[Stored items from a collection]
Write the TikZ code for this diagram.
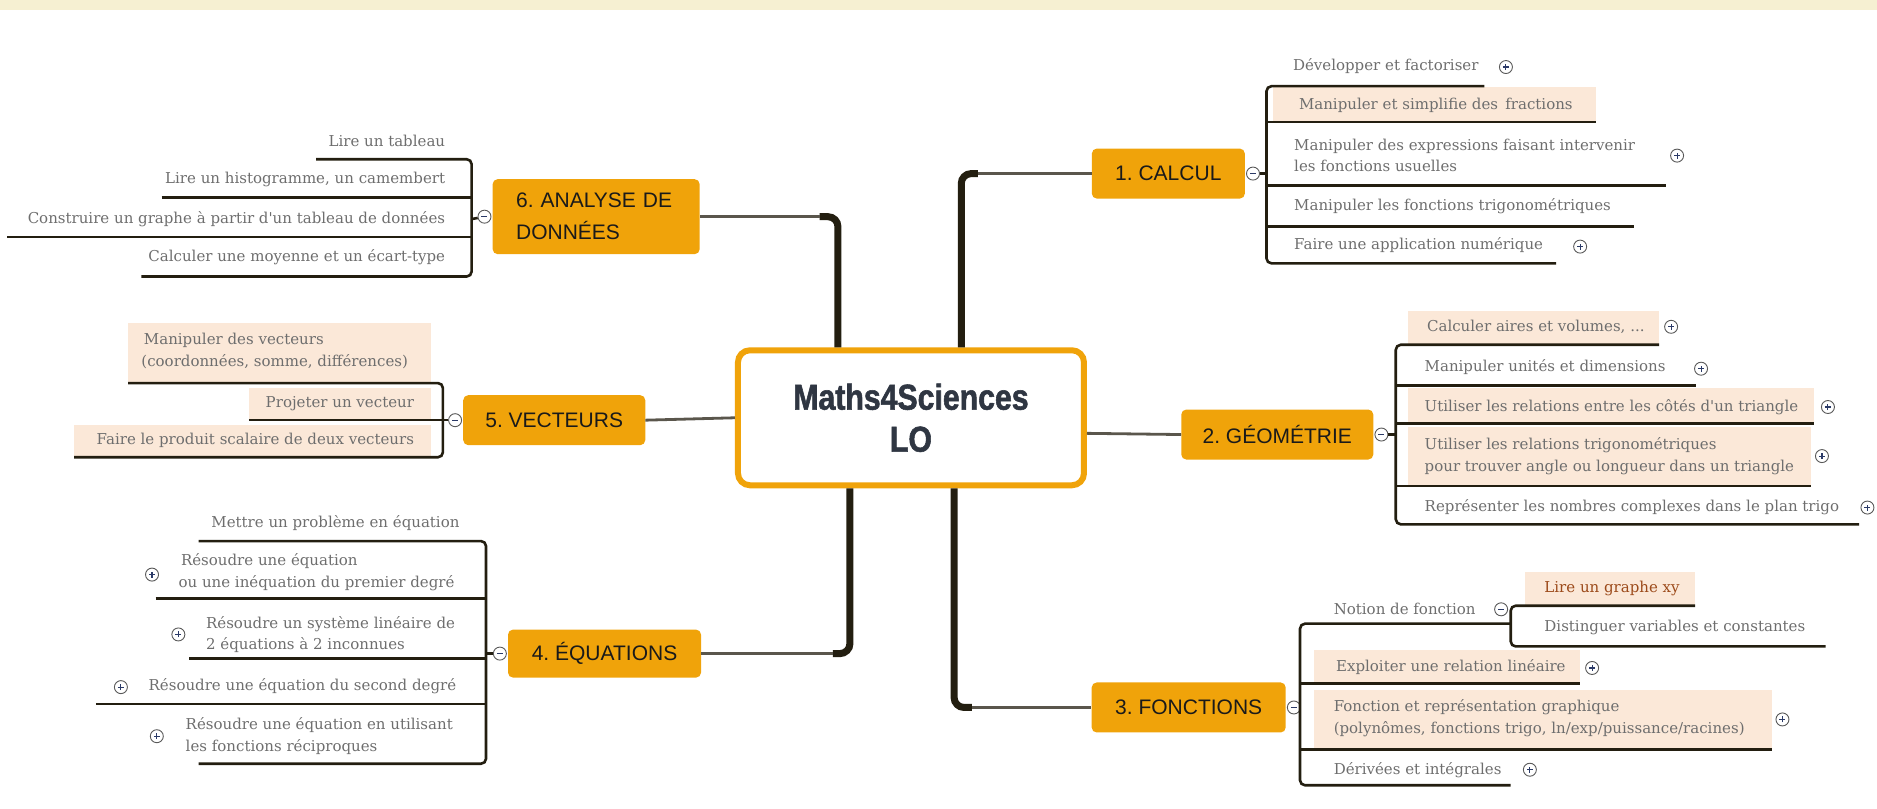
\documentclass[tikz,border=0pt]{standalone}
\usepackage{fontspec}
\usepackage{tikz}
\usetikzlibrary{positioning,calc}
\setmainfont{Liberation Sans}
\newfontfamily\subfont{DejaVu Serif}
\newfontfamily\topfont{Liberation Sans}
\newfontfamily\hubfont{Liberation Sans}[FakeStretch=0.84,FakeBold=1.5]
\definecolor{band}{HTML}{F6F0D2}
\definecolor{orng}{HTML}{F0A30A}
\definecolor{peach}{HTML}{FBE8D8}
\definecolor{ink}{HTML}{231E10}
\definecolor{subgray}{HTML}{6E6E6E}
\definecolor{hubink}{HTML}{2F3642}
\definecolor{topink}{HTML}{1A1A1A}
\definecolor{rust}{HTML}{9C4A1A}
\definecolor{signblue}{HTML}{2B3A67}

\begin{document}
\frenchspacing
\begin{tikzpicture}[x=1.197pt,y=-1.197pt,
  topic/.style={fill=orng,rounded corners=5pt,text=topink,inner sep=0pt,
    font=\topfont\fontsize{21}{25}\selectfont},
  sub/.style={font=\subfont\fontsize{15}{21.5}\selectfont,text=subgray,inner sep=0pt},
  hl/.style={fill=peach},
  twig/.style={draw=ink,line width=2.6pt,rounded corners=5pt},
  trunk/.style={draw=ink,line width=7pt,rounded corners=10pt},
  limb/.style={draw=ink!75,line width=2.8pt},
  knob/.style={circle,draw=gray!70!black,fill=white,line width=0.9pt,minimum size=13pt,inner sep=0pt},
  fold/.style={knob,path picture={\draw[signblue,line width=1.1pt]
    ([xshift=-3pt]path picture bounding box.center) -- ([xshift=3pt]path picture bounding box.center);}},
  unfold/.style={knob,path picture={\draw[signblue,line width=1.1pt]
    ([xshift=-3pt]path picture bounding box.center) -- ([xshift=3pt]path picture bounding box.center)
    ([yshift=-3pt]path picture bounding box.center) -- ([yshift=3pt]path picture bounding box.center);}}]
\useasboundingbox (0,0) rectangle (1568,675);
\fill[band] (0,0) rectangle (1568,8);

% central topic and main topics
\node[draw=orng,line width=6pt,fill=white,rounded corners=12pt,minimum width=346pt,minimum height=135pt,
  align=center,text=hubink,font=\hubfont\bfseries\fontsize{36}{42}\selectfont] (hub) at (761,349) {Maths4Sciences\\LO};
\node[topic,minimum width=153pt,minimum height=50pt] (t1) at (976,145) {1. CALCUL};
\node[topic,minimum width=192pt,minimum height=50pt] (t2) at (1067,363) {2. GÉOMÉTRIE};
\node[topic,minimum width=194pt,minimum height=50pt] (t3) at (993,591) {3. FONCTIONS};
\node[topic,minimum width=193pt,minimum height=48pt] (t4) at (505,546) {4. ÉQUATIONS};
\node[topic,minimum width=182pt,minimum height=50pt] (t5) at (463,351) {5. VECTEURS};
\node[topic,minimum width=207pt,minimum height=75pt,text width=160pt,align=left,
  font=\topfont\fontsize{21}{32}\selectfont] (t6) at (498,181) {6. ANALYSE DE\\DONNÉES};

% branches from the centre
\draw[trunk] ($(hub.north)+(-61,0)$) |- ($(t6.east)+(100,0)$);
\draw[limb] ($(t6.east)+(100,0)$) -- (t6.east);
\draw[trunk] ($(hub.north)+(42,0)$) |- ($(t1.west)+(-95,0)$);
\draw[limb] ($(t1.west)+(-95,0)$) -- (t1.west);
\draw[trunk] ($(hub.south)+(-51,0)$) |- ($(t4.east)+(110,0)$);
\draw[limb] ($(t4.east)+(110,0)$) -- (t4.east);
\draw[trunk] ($(hub.south)+(36,0)$) |- ($(t3.west)+(-100,0)$);
\draw[limb] ($(t3.west)+(-100,0)$) -- (t3.west);
\draw[limb] (hub.west) -- (t5.east);
\draw[limb] ($(hub.east)+(0,13)$) -- (t2.west);

% fold knobs
\node[fold,right=1pt of t1] (f1) {};
\node[fold,right=1pt of t2] (f2) {};
\node[fold,right=1pt of t3] (f3) {};
\node[fold,left=1pt of t4] (f4) {};
\node[fold,left=1pt of t5] (f5) {};
\node[fold,left=1pt of t6] (f6) {};

% 1. calcul
\fill[hl] (1063,73) rectangle (1333,101);
\node[sub,anchor=west] (c11) at (1080,55) {Développer et factoriser};
\node[sub,anchor=west] (c12) at (1085,88) {Manipuler et simplifie des\, fractions};
\node[sub,anchor=west,align=left] (c13) at (1081,130) {Manipuler des expressions faisant intervenir\\les fonctions usuelles};
\node[sub,anchor=west] (c14) at (1081,172) {Manipuler les fonctions trigonométriques};
\node[sub,anchor=west] (c15) at (1081,205) {Faire une application numérique};
\node[unfold] (p11) at (1258,56) {};
\node[unfold] (p13) at (1401,130) {};
\node[unfold] (p15) at (1320,206) {};
\coordinate (b1) at (1058,145);
\draw[twig] (f1) -- (b1);
\draw[twig] (1240,72) -- (1058,72) -- (1058,220) -- (1300,220);
\foreach \y/\xe in {102/1333,155/1392,189/1365} \draw[twig] (1058,\y) -- (\xe,\y);

% 2. geometrie
\fill[hl] (1176,260) rectangle (1386,287);
\fill[hl] (1176,324) rectangle (1515,353);
\fill[hl] (1176,357) rectangle (1513,405);
\node[sub,anchor=west] (c21) at (1192,273) {Calculer aires et volumes, ...};
\node[sub,anchor=west] (c22) at (1190,307) {Manipuler unités et dimensions};
\node[sub,anchor=west] (c23) at (1190,340) {Utiliser les relations entre les côtés d'un triangle};
\node[sub,anchor=west,align=left] (c24) at (1190,381) {Utiliser les relations trigonométriques\\pour trouver angle ou longueur dans un triangle};
\node[sub,anchor=west] (c25) at (1190,424) {Représenter les nombres complexes dans le plan trigo};
\node[unfold] (p21) at (1396,273) {};
\node[unfold] (p22) at (1421,308) {};
\node[unfold] (p23) at (1527,340) {};
\node[unfold] (p24) at (1522,381) {};
\node[unfold] (p25) at (1560,424) {};
\coordinate (b2) at (1166,363);
\draw[twig] (f2) -- (b2);
\draw[twig] (1386,288) -- (1166,288) -- (1166,438) -- (1553,438);
\foreach \y/\xe in {322/1417,354/1515,406/1513} \draw[twig] (1166,\y) -- (\xe,\y);

% 3. fonctions
\fill[hl] (1274,478) rectangle (1416,505);
\fill[hl] (1098,543) rectangle (1320,570);
\fill[hl] (1098,576) rectangle (1480,625);
\node[sub,anchor=west] (c31) at (1114,509) {Notion de fonction};
\node[sub,anchor=west,text=rust] (c311) at (1290,492) {Lire un graphe xy};
\node[sub,anchor=west] (c312) at (1290,524) {Distinguer variables et constantes};
\node[sub,anchor=west] (c32) at (1116,557) {Exploiter une relation linéaire};
\node[sub,anchor=west,align=left] (c33) at (1114,600) {Fonction et représentation graphique\\(polynômes, fonctions trigo, ln/exp/puissance/racines)};
\node[sub,anchor=west] (c34) at (1114,643) {Dérivées et intégrales};
\node[fold] (f31) at (1254,509) {};
\node[unfold] (p32) at (1330,558) {};
\node[unfold] (p33) at (1489,601) {};
\node[unfold] (p34) at (1278,643) {};
\coordinate (b3) at (1086,591);
\draw[twig] (f3) -- (b3);
\draw[twig] (1262,521) -- (1086,521) -- (1086,656) -- (1262,656);
\foreach \y/\xe in {571/1320,626/1480} \draw[twig] (1086,\y) -- (\xe,\y);
\draw[twig] (1416,506) -- (1262,506) -- (1262,540) -- (1525,540);

% 6. analyse de donnees
\node[sub,anchor=east] (c61) at (372,118) {Lire un tableau};
\node[sub,anchor=east] (c62) at (372,150) {Lire un histogramme, un camembert};
\node[sub,anchor=east] (c63) at (372,183) {Construire un graphe à partir d'un tableau de données};
\node[sub,anchor=east] (c64) at (372,215) {Calculer une moyenne et un écart-type};
\coordinate (b6) at (394,183);
\draw[twig] (f6) -- (b6);
\draw[twig] (264,133) -- (394,133) -- (394,231) -- (118,231);
\foreach \y/\xs in {165/135,198/6} \draw[twig] (\xs,\y) -- (394,\y);

% 5. vecteurs
\fill[hl] (107,270) rectangle (360,319);
\fill[hl] (208,324) rectangle (360,350);
\fill[hl] (62,355) rectangle (360,381);
\node[sub,anchor=west,align=left] (c51) at (118,293) {\,Manipuler des vecteurs\\(coordonnées, somme, différences)};
\node[sub,anchor=east] (c52) at (346,337) {Projeter un vecteur};
\node[sub,anchor=east] (c53) at (346,368) {Faire le produit scalaire de deux vecteurs};
\coordinate (b5) at (370,351);
\draw[twig] (f5) -- (b5);
\draw[twig] (107,320) -- (370,320) -- (370,382) -- (62,382);
\draw[twig] (208,351) -- (370,351);

% 4. equations
\node[sub,anchor=east] (c41) at (384,437) {Mettre un problème en équation};
\node[sub,anchor=west,align=left] (c42) at (149,478) {\,Résoudre une équation\\ou une inéquation du premier degré};
\node[sub,anchor=west,align=left] (c43) at (172,530) {Résoudre un système linéaire de\\2 équations à 2 inconnues};
\node[sub,anchor=west] (c44) at (124,573) {Résoudre une équation du second degré};
\node[sub,anchor=west,align=left] (c45) at (155,615) {Résoudre une équation en utilisant\\les fonctions réciproques};
\node[unfold] (p42) at (127,480) {};
\node[unfold] (p43) at (149,530) {};
\node[unfold] (p44) at (101,574) {};
\node[unfold] (p45) at (131,615) {};
\coordinate (b4) at (406,546);
\draw[twig] (f4) -- (b4);
\draw[twig] (166,452) -- (406,452) -- (406,638) -- (166,638);
\foreach \y/\xs in {500/130,550/158,588/80} \draw[twig] (\xs,\y) -- (406,\y);
\end{tikzpicture}
\end{document}
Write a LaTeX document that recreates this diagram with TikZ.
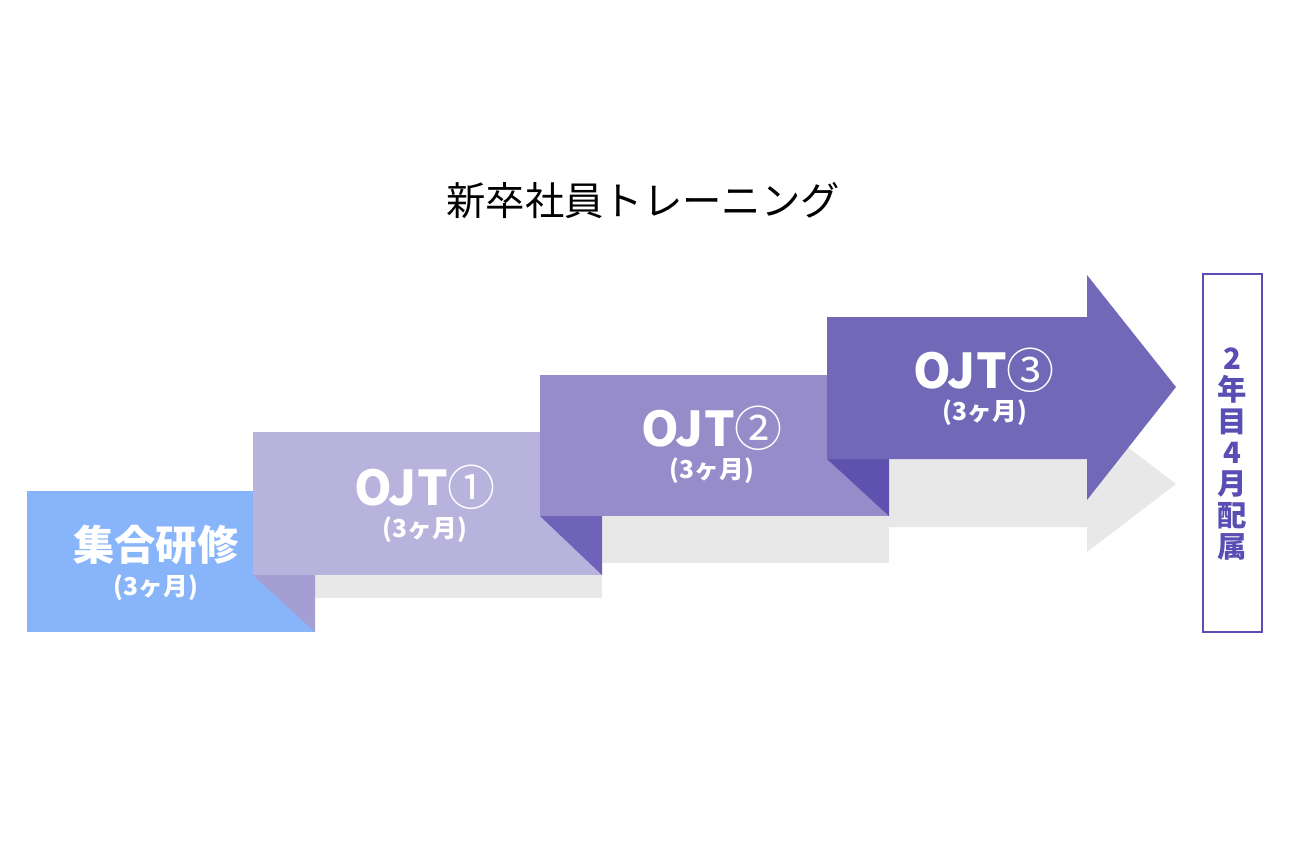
\documentclass[tikz,border=0pt]{standalone}
\usepackage{fontspec}
\newfontfamily\jp{Noto Sans CJK JP}
\definecolor{cblue}{HTML}{88B4FA}
\definecolor{cb2}{HTML}{B8B3DC}
\definecolor{cf1}{HTML}{A49ED2}
\definecolor{cb3}{HTML}{958CC9}
\definecolor{cf2}{HTML}{6F63B9}
\definecolor{cb4}{HTML}{7268B8}
\definecolor{cf3}{HTML}{5F52AE}
\definecolor{cgray}{HTML}{E8E8E8}
\definecolor{cbox}{HTML}{5A4DB3}
\tikzset{
  big/.style={text=white,font=\jp\bfseries\fontsize{36pt}{40pt}\selectfont,inner sep=0pt},
  kanji/.style={text=white,font=\jp\bfseries\fontsize{31pt}{34pt}\selectfont,inner sep=0pt},
  dur/.style={text=white,font=\jp\bfseries\fontsize{18.5pt}{22pt}\selectfont,inner sep=0pt},
}
\newcommand{\circnum}[1]{{\mdseries #1}}
\begin{document}
\begin{tikzpicture}[x=0.75pt,y=-0.75pt]
\useasboundingbox[fill=white] (0,0) rectangle (1290,840);
% title
\node[font=\jp\fontsize{29.5pt}{32pt}\selectfont,inner sep=0pt] (title) at (643,201) {新卒社員トレーニング};
% gray shadows
\fill[cgray] (315,575) rectangle (602,598);
\fill[cgray] (602,516) rectangle (889,563);
\fill[cgray] (889,441) -- (1087,441) -- (1087,416) -- (1176,484) -- (1087,552) -- (1087,527) -- (889,527) -- cycle;
% block 1
\fill[cblue] (27,491) rectangle (315,632);
% block 2
\fill[cb2] (253,432) rectangle (602,575);
\fill[cf1] (253,575) -- (315,575) -- (315,632) -- cycle;
% block 3
\fill[cb3] (540,375) rectangle (889,516);
\fill[cf2] (540,516) -- (602,516) -- (602,575) -- cycle;
% block 4 arrow
\fill[cb4] (827,317) -- (1087,317) -- (1087,275) -- (1176,387) -- (1087,500) -- (1087,459) -- (827,459) -- cycle;
\fill[cf3] (827,459) -- (889,459) -- (889,516) -- cycle;
% texts
\node[kanji] (t1) at (156,545) {集合研修};
\node[dur] (d1) at (156,588) {(3ヶ月)};
\node[big] (t2) at (425,487) {OJT\circnum{①}};
\node[dur] (d2) at (425,530) {(3ヶ月)};
\node[big] (t3) at (712,428) {OJT\circnum{②}};
\node[dur] (d3) at (712,471) {(3ヶ月)};
\node[big] (t4) at (984,370) {OJT\circnum{③}};
\node[dur] (d4) at (985,413) {(3ヶ月)};
% right box
\draw[cbox,line width=1.5pt] (1203,274) rectangle (1262,632);
\node[text=cbox,font=\jp\bfseries\fontsize{22pt}{23.6pt}\selectfont,align=center,inner sep=0pt] (box) at (1232,454) {2\\年\\目\\4\\月\\配\\属};
\end{tikzpicture}
\end{document}
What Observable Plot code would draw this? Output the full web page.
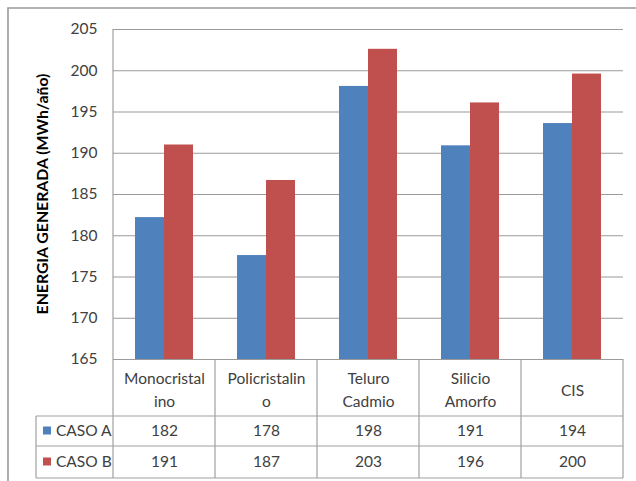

### EXERCISE PROMPT
Gather each line of the listing containing the word "code" and show it.

### RESULT BELOW
Write the TikZ code for this diagram.
What Observable Plot code would draw this? Output the full web page.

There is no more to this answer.